[START OF DATASET RECORDS]
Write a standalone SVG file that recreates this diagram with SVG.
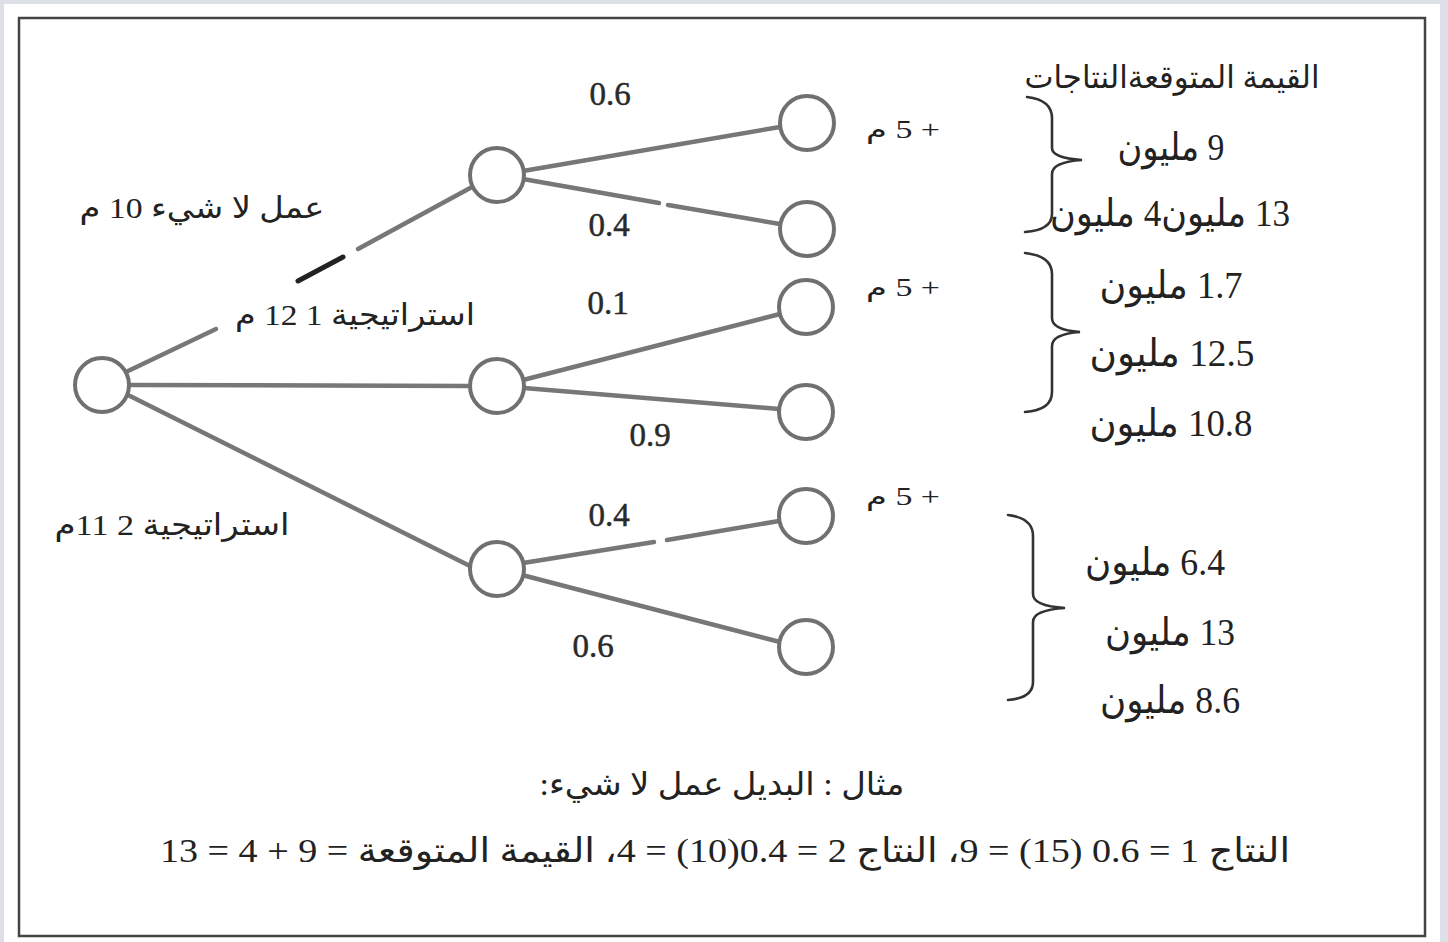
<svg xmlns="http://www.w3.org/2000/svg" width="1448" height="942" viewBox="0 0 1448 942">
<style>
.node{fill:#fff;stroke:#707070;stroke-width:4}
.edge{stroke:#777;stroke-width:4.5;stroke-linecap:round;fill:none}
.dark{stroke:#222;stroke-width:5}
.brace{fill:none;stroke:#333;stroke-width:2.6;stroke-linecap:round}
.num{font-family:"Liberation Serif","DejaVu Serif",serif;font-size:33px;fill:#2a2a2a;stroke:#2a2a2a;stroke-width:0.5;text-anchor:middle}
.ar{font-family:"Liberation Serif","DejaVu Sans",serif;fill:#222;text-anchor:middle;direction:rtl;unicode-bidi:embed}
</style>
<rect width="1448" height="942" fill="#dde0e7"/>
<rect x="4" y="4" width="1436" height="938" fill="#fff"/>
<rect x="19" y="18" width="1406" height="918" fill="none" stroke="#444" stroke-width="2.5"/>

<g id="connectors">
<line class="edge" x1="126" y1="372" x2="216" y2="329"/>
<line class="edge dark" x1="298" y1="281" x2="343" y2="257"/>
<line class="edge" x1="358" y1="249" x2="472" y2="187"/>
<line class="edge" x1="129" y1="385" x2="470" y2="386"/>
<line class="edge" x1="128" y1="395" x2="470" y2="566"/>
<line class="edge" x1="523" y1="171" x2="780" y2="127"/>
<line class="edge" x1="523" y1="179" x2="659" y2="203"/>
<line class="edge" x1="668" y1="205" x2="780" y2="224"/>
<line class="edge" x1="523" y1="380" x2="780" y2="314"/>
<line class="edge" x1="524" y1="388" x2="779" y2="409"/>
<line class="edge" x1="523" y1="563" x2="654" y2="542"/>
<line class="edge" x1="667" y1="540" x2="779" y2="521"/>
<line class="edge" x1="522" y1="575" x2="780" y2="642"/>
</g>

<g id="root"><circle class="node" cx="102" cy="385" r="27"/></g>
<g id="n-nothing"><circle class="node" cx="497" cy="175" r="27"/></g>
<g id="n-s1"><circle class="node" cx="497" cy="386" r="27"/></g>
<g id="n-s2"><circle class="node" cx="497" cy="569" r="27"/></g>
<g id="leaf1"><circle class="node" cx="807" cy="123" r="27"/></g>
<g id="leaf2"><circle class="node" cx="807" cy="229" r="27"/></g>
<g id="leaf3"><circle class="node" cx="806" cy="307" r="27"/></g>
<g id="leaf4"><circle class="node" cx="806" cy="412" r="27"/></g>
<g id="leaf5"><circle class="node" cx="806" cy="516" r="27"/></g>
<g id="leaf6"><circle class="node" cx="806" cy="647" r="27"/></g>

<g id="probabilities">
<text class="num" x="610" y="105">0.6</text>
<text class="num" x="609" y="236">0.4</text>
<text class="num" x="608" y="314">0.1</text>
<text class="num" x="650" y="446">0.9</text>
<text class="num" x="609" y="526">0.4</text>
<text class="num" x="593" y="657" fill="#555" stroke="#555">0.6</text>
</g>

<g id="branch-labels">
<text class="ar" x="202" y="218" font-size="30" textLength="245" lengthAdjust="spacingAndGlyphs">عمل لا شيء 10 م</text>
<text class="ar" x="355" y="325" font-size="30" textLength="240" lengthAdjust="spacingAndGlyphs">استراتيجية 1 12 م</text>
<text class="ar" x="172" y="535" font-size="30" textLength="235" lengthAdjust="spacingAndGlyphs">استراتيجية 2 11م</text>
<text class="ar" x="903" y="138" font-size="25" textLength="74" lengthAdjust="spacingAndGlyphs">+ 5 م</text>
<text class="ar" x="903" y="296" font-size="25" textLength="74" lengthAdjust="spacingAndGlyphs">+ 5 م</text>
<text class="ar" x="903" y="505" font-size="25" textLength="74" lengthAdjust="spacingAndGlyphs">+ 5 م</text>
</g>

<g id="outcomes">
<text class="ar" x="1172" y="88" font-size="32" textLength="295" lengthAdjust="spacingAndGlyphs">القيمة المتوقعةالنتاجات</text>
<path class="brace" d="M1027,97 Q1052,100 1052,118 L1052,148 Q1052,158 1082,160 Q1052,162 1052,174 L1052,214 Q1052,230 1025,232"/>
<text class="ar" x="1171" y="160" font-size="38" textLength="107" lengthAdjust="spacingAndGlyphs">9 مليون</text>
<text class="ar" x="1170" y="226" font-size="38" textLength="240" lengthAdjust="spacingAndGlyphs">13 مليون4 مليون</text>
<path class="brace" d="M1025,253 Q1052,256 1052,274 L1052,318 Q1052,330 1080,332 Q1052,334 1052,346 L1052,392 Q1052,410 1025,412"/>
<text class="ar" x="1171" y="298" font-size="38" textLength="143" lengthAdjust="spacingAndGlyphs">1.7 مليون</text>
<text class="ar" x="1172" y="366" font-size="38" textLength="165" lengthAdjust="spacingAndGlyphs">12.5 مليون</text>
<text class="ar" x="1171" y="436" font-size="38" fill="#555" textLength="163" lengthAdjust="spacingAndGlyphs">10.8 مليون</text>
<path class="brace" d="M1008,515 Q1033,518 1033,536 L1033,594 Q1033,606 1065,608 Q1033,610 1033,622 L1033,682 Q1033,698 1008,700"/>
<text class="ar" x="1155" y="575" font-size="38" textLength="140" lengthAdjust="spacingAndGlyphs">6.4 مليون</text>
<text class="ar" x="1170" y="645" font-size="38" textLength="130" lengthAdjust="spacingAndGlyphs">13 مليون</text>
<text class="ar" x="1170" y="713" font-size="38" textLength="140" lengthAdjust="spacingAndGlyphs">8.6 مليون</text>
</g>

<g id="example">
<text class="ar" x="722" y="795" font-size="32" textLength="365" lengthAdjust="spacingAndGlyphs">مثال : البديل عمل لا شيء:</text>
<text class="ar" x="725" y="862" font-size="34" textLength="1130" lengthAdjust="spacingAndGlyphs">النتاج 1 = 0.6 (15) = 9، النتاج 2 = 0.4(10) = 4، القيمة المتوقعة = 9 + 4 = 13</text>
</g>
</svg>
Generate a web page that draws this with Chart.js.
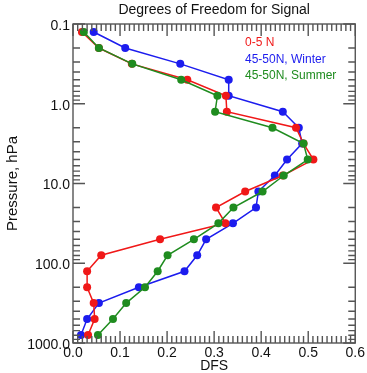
[END OF DATASET RECORDS]
EXERCISE → Omitting all images, retype each line of the records precisely.

CORRECT RESPONSE →
Write a standalone SVG file that recreates this diagram with SVG.
<svg xmlns="http://www.w3.org/2000/svg" width="1448" height="942" viewBox="0 0 1448 942">
<style>
.node{fill:#fff;stroke:#707070;stroke-width:4}
.edge{stroke:#777;stroke-width:4.5;stroke-linecap:round;fill:none}
.dark{stroke:#222;stroke-width:5}
.brace{fill:none;stroke:#333;stroke-width:2.6;stroke-linecap:round}
.num{font-family:"Liberation Serif","DejaVu Serif",serif;font-size:33px;fill:#2a2a2a;stroke:#2a2a2a;stroke-width:0.5;text-anchor:middle}
.ar{font-family:"Liberation Serif","DejaVu Sans",serif;fill:#222;text-anchor:middle;direction:rtl;unicode-bidi:embed}
</style>
<rect width="1448" height="942" fill="#dde0e7"/>
<rect x="4" y="4" width="1436" height="938" fill="#fff"/>
<rect x="19" y="18" width="1406" height="918" fill="none" stroke="#444" stroke-width="2.5"/>

<g id="connectors">
<line class="edge" x1="126" y1="372" x2="216" y2="329"/>
<line class="edge dark" x1="298" y1="281" x2="343" y2="257"/>
<line class="edge" x1="358" y1="249" x2="472" y2="187"/>
<line class="edge" x1="129" y1="385" x2="470" y2="386"/>
<line class="edge" x1="128" y1="395" x2="470" y2="566"/>
<line class="edge" x1="523" y1="171" x2="780" y2="127"/>
<line class="edge" x1="523" y1="179" x2="659" y2="203"/>
<line class="edge" x1="668" y1="205" x2="780" y2="224"/>
<line class="edge" x1="523" y1="380" x2="780" y2="314"/>
<line class="edge" x1="524" y1="388" x2="779" y2="409"/>
<line class="edge" x1="523" y1="563" x2="654" y2="542"/>
<line class="edge" x1="667" y1="540" x2="779" y2="521"/>
<line class="edge" x1="522" y1="575" x2="780" y2="642"/>
</g>

<g id="root"><circle class="node" cx="102" cy="385" r="27"/></g>
<g id="n-nothing"><circle class="node" cx="497" cy="175" r="27"/></g>
<g id="n-s1"><circle class="node" cx="497" cy="386" r="27"/></g>
<g id="n-s2"><circle class="node" cx="497" cy="569" r="27"/></g>
<g id="leaf1"><circle class="node" cx="807" cy="123" r="27"/></g>
<g id="leaf2"><circle class="node" cx="807" cy="229" r="27"/></g>
<g id="leaf3"><circle class="node" cx="806" cy="307" r="27"/></g>
<g id="leaf4"><circle class="node" cx="806" cy="412" r="27"/></g>
<g id="leaf5"><circle class="node" cx="806" cy="516" r="27"/></g>
<g id="leaf6"><circle class="node" cx="806" cy="647" r="27"/></g>

<g id="probabilities">
<text class="num" x="610" y="105">0.6</text>
<text class="num" x="609" y="236">0.4</text>
<text class="num" x="608" y="314">0.1</text>
<text class="num" x="650" y="446">0.9</text>
<text class="num" x="609" y="526">0.4</text>
<text class="num" x="593" y="657" fill="#555" stroke="#555">0.6</text>
</g>

<g id="branch-labels">
<text class="ar" x="202" y="218" font-size="30" textLength="245" lengthAdjust="spacingAndGlyphs">عمل لا شيء 10 م</text>
<text class="ar" x="355" y="325" font-size="30" textLength="240" lengthAdjust="spacingAndGlyphs">استراتيجية 1 12 م</text>
<text class="ar" x="172" y="535" font-size="30" textLength="235" lengthAdjust="spacingAndGlyphs">استراتيجية 2 11م</text>
<text class="ar" x="903" y="138" font-size="25" textLength="74" lengthAdjust="spacingAndGlyphs">+ 5 م</text>
<text class="ar" x="903" y="296" font-size="25" textLength="74" lengthAdjust="spacingAndGlyphs">+ 5 م</text>
<text class="ar" x="903" y="505" font-size="25" textLength="74" lengthAdjust="spacingAndGlyphs">+ 5 م</text>
</g>

<g id="outcomes">
<text class="ar" x="1172" y="88" font-size="32" textLength="295" lengthAdjust="spacingAndGlyphs">القيمة المتوقعةالنتاجات</text>
<path class="brace" d="M1027,97 Q1052,100 1052,118 L1052,148 Q1052,158 1082,160 Q1052,162 1052,174 L1052,214 Q1052,230 1025,232"/>
<text class="ar" x="1171" y="160" font-size="38" textLength="107" lengthAdjust="spacingAndGlyphs">9 مليون</text>
<text class="ar" x="1170" y="226" font-size="38" textLength="240" lengthAdjust="spacingAndGlyphs">13 مليون4 مليون</text>
<path class="brace" d="M1025,253 Q1052,256 1052,274 L1052,318 Q1052,330 1080,332 Q1052,334 1052,346 L1052,392 Q1052,410 1025,412"/>
<text class="ar" x="1171" y="298" font-size="38" textLength="143" lengthAdjust="spacingAndGlyphs">1.7 مليون</text>
<text class="ar" x="1172" y="366" font-size="38" textLength="165" lengthAdjust="spacingAndGlyphs">12.5 مليون</text>
<text class="ar" x="1171" y="436" font-size="38" fill="#555" textLength="163" lengthAdjust="spacingAndGlyphs">10.8 مليون</text>
<path class="brace" d="M1008,515 Q1033,518 1033,536 L1033,594 Q1033,606 1065,608 Q1033,610 1033,622 L1033,682 Q1033,698 1008,700"/>
<text class="ar" x="1155" y="575" font-size="38" textLength="140" lengthAdjust="spacingAndGlyphs">6.4 مليون</text>
<text class="ar" x="1170" y="645" font-size="38" textLength="130" lengthAdjust="spacingAndGlyphs">13 مليون</text>
<text class="ar" x="1170" y="713" font-size="38" textLength="140" lengthAdjust="spacingAndGlyphs">8.6 مليون</text>
</g>

<g id="example">
<text class="ar" x="722" y="795" font-size="32" textLength="365" lengthAdjust="spacingAndGlyphs">مثال : البديل عمل لا شيء:</text>
<text class="ar" x="725" y="862" font-size="34" textLength="1130" lengthAdjust="spacingAndGlyphs">النتاج 1 = 0.6 (15) = 9، النتاج 2 = 0.4(10) = 4، القيمة المتوقعة = 9 + 4 = 13</text>
</g>
</svg>
Generate a web page that draws this with Chart.js.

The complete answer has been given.